Ci sono pochi artisti che abbiano un così profondo sentimento dell’umano come Giacomo Ceruti (un artista su cui Giovanni testori ha scritto cose inarrivabili). Oggi, primo giorno di scuola, mi torna sotto gli occhi questo suo quadro straordinario che fa parte del Ciclo di Padernello. Si intitola Donne che lavorano ed è custodito alla Tosio Martinengo di Brescia: in uno spazio che sembra quasi un esterno, un gruppo di donne cuce, sedute su belle sedie impagliate è intenta a cucire con il tombolo. Non tutte però lavorano. La donna al centro infatti con un abito blu indossato con imprevista regalità, tiene un libro nel grembo e guida la mano di una bambina tra le righe, evidentemente per insegnarle a leggere. Infatti il quadro come titolo completo ha questo: “Donne al lavoro (con bambina che impara leggere)”. In realtà a guardare bene il quadro, il titolo potrebbe anche essere ribaltato, visto che la scena presunta marginale, occupa in realtà il centro della composizione e sembra proprio quella su cui Ceruti vuole portare il nostro sguardo. Immagino che don Milani avrebbe potuto fare un manifesto di un quadro come questo, che esprime in modo così giusto, così consapevole, la centralità dell’istruzione. In un mondo che aveva il problema del pane, il sapere leggere viene vissuto come una priorità.

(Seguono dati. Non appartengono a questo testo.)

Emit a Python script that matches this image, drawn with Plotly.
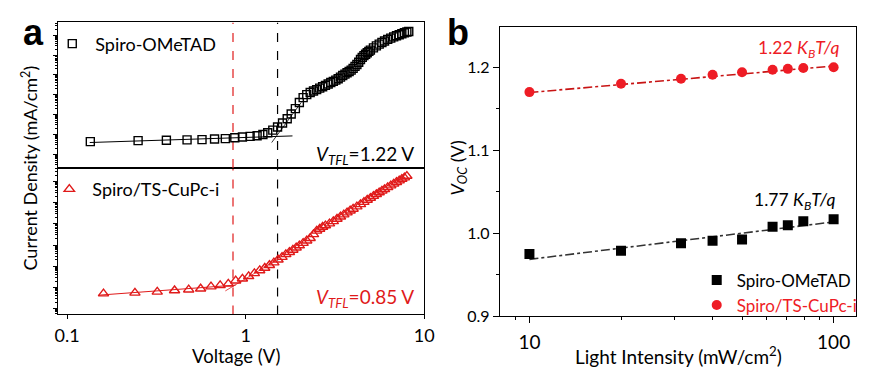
import plotly.graph_objects as go

# ---------------- Panel a data (J-V, log-log) ----------------
v_spiro = [0.135, 0.25, 0.36, 0.47, 0.57, 0.67, 0.77, 0.87, 0.96, 1.06, 1.16, 1.25, 1.33, 1.42,
           1.51, 1.61, 1.71, 1.80, 1.90, 2.00, 2.10, 2.20, 2.30, 2.40, 2.50, 2.60, 2.70, 2.80,
           2.90, 3.00, 3.10, 3.20, 3.30, 3.40, 3.50, 3.60, 3.70, 3.80, 3.90, 4.00, 4.10, 4.20,
           4.30, 4.40, 4.50, 4.60, 4.70, 4.80, 4.90, 5.00, 5.20, 5.40, 5.60, 5.80, 6.00, 6.25,
           6.50, 6.75, 7.00, 7.25, 7.50, 7.75, 8.00, 8.20]
j_spiro = [4.35e-5, 4.89e-5, 5.05e-5, 5.28e-5, 5.47e-5, 5.92e-5, 6.12e-5, 6.85e-5, 7.43e-5,
           7.94e-5, 8.61e-5, 9.97e-5, 1.21e-4, 1.64e-4, 2.38e-4, 3.75e-4, 6.11e-4, 1.07e-3,
           2.0e-3, 4.05e-3, 7.13e-3, 1.01e-2, 1.29e-2, 1.54e-2, 1.80e-2, 2.14e-2, 2.51e-2,
           2.94e-2, 3.48e-2, 4.12e-2, 4.72e-2, 5.41e-2, 6.34e-2, 7.69e-2, 9.31e-2, 0.109,
           0.128, 0.147, 0.174, 0.213, 0.267, 0.335, 0.431, 0.590, 0.759, 0.929, 1.10, 1.31,
           1.53, 1.77, 2.30, 2.88, 3.53, 4.29, 5.08, 6.15, 7.13, 8.17, 9.27, 10.5, 11.7, 13.2,
           14.4, 15.4]

v_cupc = [0.16, 0.24, 0.32, 0.40, 0.48, 0.56, 0.64, 0.72, 0.80, 0.88, 0.96, 1.04, 1.12, 1.20,
          1.28, 1.36, 1.44, 1.52, 1.60, 1.68, 1.76, 1.84, 1.92, 2.00, 2.10, 2.20, 2.30, 2.40,
          2.50, 2.60, 2.70, 2.80, 2.95, 3.10, 3.25, 3.40, 3.55, 3.70, 3.85, 4.00, 4.20, 4.40,
          4.60, 4.80, 5.00, 5.20, 5.40, 5.60, 5.80, 6.00, 6.25, 6.50, 6.75, 7.00, 7.25, 7.50,
          7.75, 8.00]
j_cupc = [5.08e-5, 5.47e-5, 6.10e-5, 7.15e-5, 7.78e-5, 8.65e-5, 1.09e-4, 1.24e-4, 1.47e-4,
          2.07e-4, 2.55e-4, 3.33e-4, 4.58e-4, 6.31e-4, 8.22e-4, 1.11e-3, 1.48e-3, 2.03e-3,
          2.70e-3, 3.61e-3, 4.60e-3, 5.88e-3, 7.50e-3, 9.46e-3, 1.24e-2, 1.61e-2, 2.10e-2,
          3.21e-2, 4.67e-2, 5.77e-2, 7.13e-2, 8.37e-2, 0.1035, 0.132, 0.171, 0.218, 0.275,
          0.340, 0.421, 0.509, 0.658, 0.839, 1.07, 1.35, 1.67, 2.05, 2.51, 3.04, 3.64, 4.31,
          5.33, 6.46, 7.82, 9.36, 11.1, 13.2, 15.4, 18.3]

# fit lines (V, J)
fit_spiro_ohm_v = [0.134, 1.83]
fit_spiro_ohm_j = [3.9e-5, 8.4e-5]
fit_spiro_tfl_v = [1.40, 2.05]
fit_spiro_tfl_j = [3.9e-5, 4.1e-3]
fit_cupc_ohm_v = [0.150, 0.88]
fit_cupc_ohm_j = [4.28e-5, 1.28e-4]
fit_cupc_tfl_v = [0.77, 1.50]
fit_cupc_tfl_j = [6.8e-5, 2.03e-3]

vtfl_lines = [0.85, 1.51]          # dashed vertical markers (red, black)
vtfl_labels = ["1.22 V", "0.85 V"]

x_range_a = [-1.05, 1.0]          # log10 range
y_range_top = [-5.689, 1.640]
y_range_bot = [-5.277, 1.645]

# ---------------- Panel b data (Voc vs light intensity) ----------------
intensity = [10, 20, 31.5, 40, 50, 63, 70.7, 79.5, 100]
voc_spiro = [0.975, 0.979, 0.988, 0.991, 0.9925, 1.008, 1.0098, 1.0145, 1.017]
voc_cupc = [1.170, 1.180, 1.186, 1.191, 1.194, 1.197, 1.198, 1.199, 1.200]
fit_int = [10, 100]
fit_voc_spiro = [0.9686, 1.0137]
fit_voc_cupc = [1.1695, 1.2015]
slope_labels = ["1.77", "1.22"]

x_range_b = [0.903, 2.074]
y_range_b = [0.9, 1.248]

W, H = 874, 381
FONT = "Lato"
RED = "#e01a1a"
RED_B = "#ee1c25"

def px(x):
    return x / W

def py(y):
    return 1 - y / H

fig = go.Figure()

# --- top panel (x2, y2)
fig.add_trace(go.Scatter(x=fit_spiro_ohm_v, y=fit_spiro_ohm_j, mode="lines",
                         line=dict(color="black", width=1), xaxis="x2", yaxis="y2", showlegend=False))
fig.add_trace(go.Scatter(x=fit_spiro_tfl_v, y=fit_spiro_tfl_j, mode="lines",
                         line=dict(color="black", width=0.8), xaxis="x2", yaxis="y2", showlegend=False))
for xv, col in zip(vtfl_lines, [RED, "black"]):
    fig.add_trace(go.Scatter(x=[xv, xv], y=[10 ** y_range_top[0], 10 ** y_range_top[1]], mode="lines",
                             line=dict(color=col, width=1.2, dash="dash"), xaxis="x2", yaxis="y2",
                             showlegend=False))
    fig.add_trace(go.Scatter(x=[xv, xv], y=[10 ** y_range_bot[0], 10 ** y_range_bot[1]], mode="lines",
                             line=dict(color=col, width=1.2, dash="dash"), xaxis="x", yaxis="y",
                             showlegend=False))
fig.add_trace(go.Scatter(x=v_spiro, y=j_spiro, mode="markers", name="Spiro-OMeTAD",
                         marker=dict(symbol="square-open", size=8, color="black", line=dict(width=1.4)),
                         xaxis="x2", yaxis="y2", legend="legend"))

# --- bottom panel (x, y)
fig.add_trace(go.Scatter(x=fit_cupc_ohm_v, y=fit_cupc_ohm_j, mode="lines",
                         line=dict(color=RED, width=1), xaxis="x", yaxis="y", showlegend=False))
fig.add_trace(go.Scatter(x=fit_cupc_tfl_v, y=fit_cupc_tfl_j, mode="lines",
                         line=dict(color=RED, width=0.8), xaxis="x", yaxis="y", showlegend=False))
fig.add_trace(go.Scatter(x=v_cupc, y=j_cupc, mode="markers", name="Spiro/TS-CuPc-i",
                         marker=dict(symbol="triangle-up-open", size=9, color=RED, line=dict(width=1.4)),
                         xaxis="x", yaxis="y", legend="legend2"))

# --- panel b (x3, y3)
fig.add_trace(go.Scatter(x=fit_int, y=fit_voc_cupc, mode="lines",
                         line=dict(color="#c81414", width=1.6, dash="dashdot"),
                         xaxis="x3", yaxis="y3", showlegend=False))
fig.add_trace(go.Scatter(x=fit_int, y=fit_voc_spiro, mode="lines",
                         line=dict(color="#333333", width=1.6, dash="dashdot"),
                         xaxis="x3", yaxis="y3", showlegend=False))
fig.add_trace(go.Scatter(x=intensity, y=voc_spiro, mode="markers", name="Spiro-OMeTAD",
                         marker=dict(symbol="square", size=10, color="black"),
                         xaxis="x3", yaxis="y3", legend="legend3"))
fig.add_trace(go.Scatter(x=intensity, y=voc_cupc, mode="markers",
                         name="<span style='color:%s'>Spiro/TS-CuPc-i</span>" % RED_B,
                         marker=dict(symbol="circle", size=10, color=RED_B),
                         xaxis="x3", yaxis="y3", legend="legend3"))

axis_common = dict(showline=True, linecolor="black", linewidth=1.2, showgrid=False, zeroline=False,
                   mirror=True, tickcolor="black")

a_dom = [px(55), px(427)]
fig.update_layout(
    width=W, height=H, autosize=False,
    margin=dict(l=0, r=0, t=0, b=0),
    paper_bgcolor="white", plot_bgcolor="white",
    font=dict(family=FONT, color="black", size=18),
    xaxis=dict(axis_common, type="log", domain=a_dom, range=x_range_a, anchor="y",
               ticks="outside", ticklen=4, tickwidth=1.2, tickvals=[0.1, 1, 10],
               ticktext=["0.1", "1", "10"], tickfont=dict(size=18), ticklabelstandoff=1),
    yaxis=dict(axis_common, type="log", domain=[py(322), py(172)], range=y_range_bot, anchor="x",
               ticks="outside", ticklen=4, tickwidth=1.2, dtick=1, showticklabels=False,
               minor=dict(ticks="outside", ticklen=2, tickcolor="black")),
    xaxis2=dict(axis_common, type="log", domain=a_dom, range=x_range_a, anchor="y2",
                matches="x", ticks="", showticklabels=False),
    yaxis2=dict(axis_common, type="log", domain=[py(172), py(23)], range=y_range_top, anchor="x2",
                ticks="outside", ticklen=4, tickwidth=1.2, dtick=1, showticklabels=False,
                minor=dict(ticks="outside", ticklen=2, tickcolor="black")),
    xaxis3=dict(axis_common, type="log", domain=[px(504), px(866)], range=x_range_b, anchor="y3",
                ticks="outside", ticklen=6, tickwidth=1.2, tickvals=[10, 100], ticktext=["10", "100"],
                tickfont=dict(size=19), ticklabelstandoff=3,
                minor=dict(ticks="outside", ticklen=3, tickcolor="black",
                           tickvals=[9, 20, 30, 40, 50, 60, 70, 80, 90])),
    yaxis3=dict(axis_common, domain=[py(324), py(28)], range=y_range_b, anchor="x3",
                ticks="outside", ticklen=6, tickwidth=1.2, tickvals=[0.9, 1.0, 1.1, 1.2],
                ticktext=["0.9", "1.0", "1.1", "1.2"], tickfont=dict(size=16),
                minor=dict(ticks="outside", ticklen=3, tickcolor="black", dtick=0.05)),
    legend=dict(x=px(46), y=py(45), xanchor="left", yanchor="middle", bgcolor="rgba(0,0,0,0)",
                font=dict(size=18), itemwidth=36),
    legend2=dict(x=px(43), y=py(194), xanchor="left", yanchor="middle", bgcolor="rgba(0,0,0,0)",
                 font=dict(size=18), itemwidth=36),
    legend3=dict(x=px(704), y=py(300), xanchor="left", yanchor="middle", bgcolor="rgba(0,0,0,0)",
                 font=dict(size=17)),
)

ann = []
ann.append(dict(text="<b>a</b>", x=px(30), y=py(33), font=dict(family="Liberation Sans", size=36)))
ann.append(dict(text="<b>b</b>", x=px(461), y=py(33), font=dict(family="Liberation Sans", size=36)))
ann.append(dict(text="Current Density (mA/cm<sup>2</sup>)", x=px(26), y=py(172), textangle=-90,
                font=dict(size=18)))
ann.append(dict(text="Voltage (V)", x=px(236), y=py(365), font=dict(size=18.5)))
ann.append(dict(text="Light Intensity (mW/cm<sup>2</sup>)", x=px(685), y=py(364), font=dict(size=19)))
ann.append(dict(text="<i>V</i><sub><i>OC</i></sub> (V)", x=px(462), y=py(172), textangle=-90,
                font=dict(size=18)))
ann.append(dict(text="<i>V</i><sub><i>TFL</i></sub>=" + vtfl_labels[0], x=px(419), y=py(159),
                xanchor="right", font=dict(size=19)))
ann.append(dict(text="<i>V</i><sub><i>TFL</i></sub>=" + vtfl_labels[1], x=px(419), y=py(305),
                xanchor="right", font=dict(size=19, color=RED)))
ann.append(dict(text=slope_labels[1] + " <i>K</i><sub><i>B</i></sub><i>T/q</i>", x=px(851), y=py(50),
                xanchor="right", font=dict(size=17.5, color=RED_B)))
ann.append(dict(text=slope_labels[0] + " <i>K</i><sub><i>B</i></sub><i>T/q</i>", x=px(847), y=py(206),
                xanchor="right", font=dict(size=17.5)))
for a in ann:
    a.setdefault("xanchor", "center")
    a.update(xref="paper", yref="paper", showarrow=False, yanchor="middle")
fig.update_layout(annotations=ann)

post = ("document.documentElement.style.margin='0px';"
        "document.body.style.margin='0px';"
        "document.documentElement.style.overflow='hidden';"
        "document.body.style.overflow='hidden';"
        "var d=document.getElementById('{plot_id}');"
        "d.style.position='fixed';d.style.left='0px';d.style.top='0px';")
fig.write_html("out.html", config={"displayModeBar": False}, post_script=post)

Non si sa come e perché Ceruti fosse arrivato a realizzare questo straordinario ciclo dedicato al mondo popolare. E può essere che il modo con cui oggi noi ne fruiamo non tenga conto di fattori che oggi ci sfuggono. Ma a volte le opere vanno prese anche come vengono: e questa arriva a noi con molta dolcezza, come rappresentazione di un microcosmo di straordinaria dignità. Quella di Ceruti è quasi un’antropologia compiuta, per equilibrio, dignità e intelligenza. Un mondo che nella coscienza del bisogno ha trovato anche la pazienza di costruire delle risposte. Un mondo tutto al femminile, e questo rende ancor più sorprendente, rispetto ai tempi, il quadro di Ceruti.
C’è un altro dettaglio da sottolineare: ed è l’ordinato disordine con cui Ceruti dispone i personaggi. C’è un senso di libertà nella casualità con cui i personaggi si presentano. Non c’è la retorica dei buoni e dei semplici, ma c’è un mettersi di fronte alla la realtà con determinazione e con intelligente naturalezza.